** Begin Given material **

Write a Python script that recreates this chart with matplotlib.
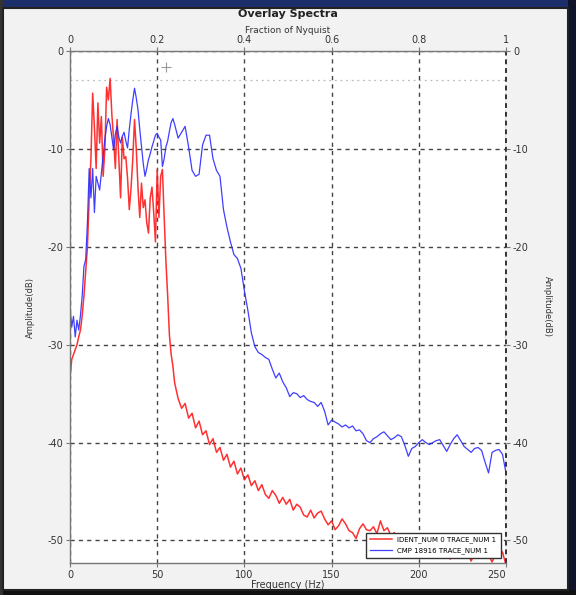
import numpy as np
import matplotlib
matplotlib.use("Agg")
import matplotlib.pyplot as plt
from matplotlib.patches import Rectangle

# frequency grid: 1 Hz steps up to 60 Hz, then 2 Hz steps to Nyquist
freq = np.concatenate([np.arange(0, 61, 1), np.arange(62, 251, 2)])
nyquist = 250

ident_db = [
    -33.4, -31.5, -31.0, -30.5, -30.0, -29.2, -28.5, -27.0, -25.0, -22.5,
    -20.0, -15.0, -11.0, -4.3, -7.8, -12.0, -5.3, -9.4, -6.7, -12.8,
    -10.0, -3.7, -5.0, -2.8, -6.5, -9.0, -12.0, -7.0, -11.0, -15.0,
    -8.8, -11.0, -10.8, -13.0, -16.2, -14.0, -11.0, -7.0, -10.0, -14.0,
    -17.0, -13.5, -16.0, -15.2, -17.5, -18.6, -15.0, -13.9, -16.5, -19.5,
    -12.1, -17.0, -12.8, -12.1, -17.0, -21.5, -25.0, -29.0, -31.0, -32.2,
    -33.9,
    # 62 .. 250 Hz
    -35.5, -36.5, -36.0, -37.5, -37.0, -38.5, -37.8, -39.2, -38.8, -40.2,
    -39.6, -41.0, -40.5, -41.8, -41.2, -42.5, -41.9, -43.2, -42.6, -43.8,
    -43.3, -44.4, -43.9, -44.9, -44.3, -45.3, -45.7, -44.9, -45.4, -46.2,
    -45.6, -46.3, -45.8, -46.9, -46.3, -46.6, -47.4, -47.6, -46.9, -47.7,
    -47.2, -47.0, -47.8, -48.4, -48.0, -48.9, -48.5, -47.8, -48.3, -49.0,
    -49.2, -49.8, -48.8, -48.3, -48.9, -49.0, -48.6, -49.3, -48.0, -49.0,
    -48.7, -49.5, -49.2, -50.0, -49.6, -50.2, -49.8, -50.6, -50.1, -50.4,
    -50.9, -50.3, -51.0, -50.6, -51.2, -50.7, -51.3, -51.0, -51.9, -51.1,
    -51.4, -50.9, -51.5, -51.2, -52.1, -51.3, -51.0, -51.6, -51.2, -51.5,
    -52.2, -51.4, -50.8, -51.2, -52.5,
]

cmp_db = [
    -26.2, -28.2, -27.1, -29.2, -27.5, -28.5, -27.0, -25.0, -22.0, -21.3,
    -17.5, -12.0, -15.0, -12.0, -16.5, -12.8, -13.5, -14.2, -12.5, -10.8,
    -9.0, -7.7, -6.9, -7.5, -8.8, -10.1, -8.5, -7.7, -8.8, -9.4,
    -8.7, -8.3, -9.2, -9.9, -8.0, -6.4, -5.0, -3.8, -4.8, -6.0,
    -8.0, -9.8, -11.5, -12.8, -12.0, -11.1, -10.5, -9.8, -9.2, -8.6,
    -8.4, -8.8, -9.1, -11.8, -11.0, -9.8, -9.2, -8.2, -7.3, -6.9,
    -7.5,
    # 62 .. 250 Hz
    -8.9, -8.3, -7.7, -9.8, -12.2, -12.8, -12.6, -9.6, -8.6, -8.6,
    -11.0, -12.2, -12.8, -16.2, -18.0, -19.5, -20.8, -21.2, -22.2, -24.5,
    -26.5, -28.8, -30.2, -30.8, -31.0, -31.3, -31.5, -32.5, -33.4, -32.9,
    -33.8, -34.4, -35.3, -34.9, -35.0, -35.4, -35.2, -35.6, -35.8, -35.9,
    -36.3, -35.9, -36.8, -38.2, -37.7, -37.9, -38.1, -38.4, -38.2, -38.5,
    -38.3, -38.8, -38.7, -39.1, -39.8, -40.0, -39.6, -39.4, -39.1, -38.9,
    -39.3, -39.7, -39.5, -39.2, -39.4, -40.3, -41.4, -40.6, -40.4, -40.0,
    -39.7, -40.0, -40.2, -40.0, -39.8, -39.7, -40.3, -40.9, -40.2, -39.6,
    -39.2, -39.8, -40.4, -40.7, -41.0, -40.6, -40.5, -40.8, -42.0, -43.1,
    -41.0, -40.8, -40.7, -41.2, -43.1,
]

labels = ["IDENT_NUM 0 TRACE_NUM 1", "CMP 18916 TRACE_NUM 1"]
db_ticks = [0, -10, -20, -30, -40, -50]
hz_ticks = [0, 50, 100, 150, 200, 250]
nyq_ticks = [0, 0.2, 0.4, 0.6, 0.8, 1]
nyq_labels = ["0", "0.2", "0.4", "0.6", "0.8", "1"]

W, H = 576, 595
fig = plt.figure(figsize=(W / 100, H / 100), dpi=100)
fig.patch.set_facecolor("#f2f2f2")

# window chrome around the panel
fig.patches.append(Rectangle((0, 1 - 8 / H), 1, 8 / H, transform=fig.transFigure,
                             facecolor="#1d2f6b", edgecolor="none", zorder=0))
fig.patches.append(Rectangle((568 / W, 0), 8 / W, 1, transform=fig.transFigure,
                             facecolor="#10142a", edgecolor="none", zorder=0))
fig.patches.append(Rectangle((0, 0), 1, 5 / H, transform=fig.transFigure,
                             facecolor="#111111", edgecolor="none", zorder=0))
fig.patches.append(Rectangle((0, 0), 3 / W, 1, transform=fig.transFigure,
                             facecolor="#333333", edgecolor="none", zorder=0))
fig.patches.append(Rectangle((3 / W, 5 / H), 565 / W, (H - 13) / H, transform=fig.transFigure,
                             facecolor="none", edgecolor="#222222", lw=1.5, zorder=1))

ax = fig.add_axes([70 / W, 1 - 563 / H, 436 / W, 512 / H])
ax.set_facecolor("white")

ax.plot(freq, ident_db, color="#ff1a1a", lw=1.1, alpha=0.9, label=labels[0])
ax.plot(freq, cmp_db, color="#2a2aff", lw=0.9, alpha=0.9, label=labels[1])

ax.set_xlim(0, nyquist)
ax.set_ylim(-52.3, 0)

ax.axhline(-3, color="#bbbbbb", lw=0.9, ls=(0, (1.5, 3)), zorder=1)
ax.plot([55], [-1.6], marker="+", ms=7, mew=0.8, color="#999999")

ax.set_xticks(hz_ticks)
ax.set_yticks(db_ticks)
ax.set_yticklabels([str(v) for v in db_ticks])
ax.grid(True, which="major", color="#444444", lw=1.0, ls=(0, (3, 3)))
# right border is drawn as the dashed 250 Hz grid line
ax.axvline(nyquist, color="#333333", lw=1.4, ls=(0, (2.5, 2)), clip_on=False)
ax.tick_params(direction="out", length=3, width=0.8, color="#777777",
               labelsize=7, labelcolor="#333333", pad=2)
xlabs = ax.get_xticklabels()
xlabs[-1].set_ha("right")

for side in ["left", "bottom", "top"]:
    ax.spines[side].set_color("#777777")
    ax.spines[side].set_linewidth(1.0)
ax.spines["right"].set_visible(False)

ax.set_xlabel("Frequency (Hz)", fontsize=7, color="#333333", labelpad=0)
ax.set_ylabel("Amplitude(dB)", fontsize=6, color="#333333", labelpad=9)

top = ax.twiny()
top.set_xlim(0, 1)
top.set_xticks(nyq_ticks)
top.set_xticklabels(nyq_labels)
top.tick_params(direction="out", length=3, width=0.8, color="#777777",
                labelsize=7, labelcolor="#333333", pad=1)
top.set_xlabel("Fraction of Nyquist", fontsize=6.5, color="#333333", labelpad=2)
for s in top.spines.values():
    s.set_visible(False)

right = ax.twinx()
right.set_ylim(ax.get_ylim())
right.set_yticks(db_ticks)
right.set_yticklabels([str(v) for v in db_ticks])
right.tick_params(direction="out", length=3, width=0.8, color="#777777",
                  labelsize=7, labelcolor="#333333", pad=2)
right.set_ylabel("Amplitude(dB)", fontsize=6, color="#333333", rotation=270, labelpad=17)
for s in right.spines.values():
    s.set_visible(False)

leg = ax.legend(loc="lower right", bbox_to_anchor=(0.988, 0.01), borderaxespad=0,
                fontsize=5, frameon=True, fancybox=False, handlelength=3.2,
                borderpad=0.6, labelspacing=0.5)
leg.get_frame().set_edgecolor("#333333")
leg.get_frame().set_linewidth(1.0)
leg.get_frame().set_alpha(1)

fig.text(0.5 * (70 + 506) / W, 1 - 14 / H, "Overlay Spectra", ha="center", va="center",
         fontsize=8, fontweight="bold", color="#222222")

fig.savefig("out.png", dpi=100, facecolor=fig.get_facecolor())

** End Given material **

• Requirement: Leave out any pictures and return exactly the lines from the beginning of the data through the line with "from matplotlib.patches import Rectangle", inclusive.

• The solution:
Write a Python script that recreates this chart with matplotlib.
import numpy as np
import matplotlib
matplotlib.use("Agg")
import matplotlib.pyplot as plt
from matplotlib.patches import Rectangle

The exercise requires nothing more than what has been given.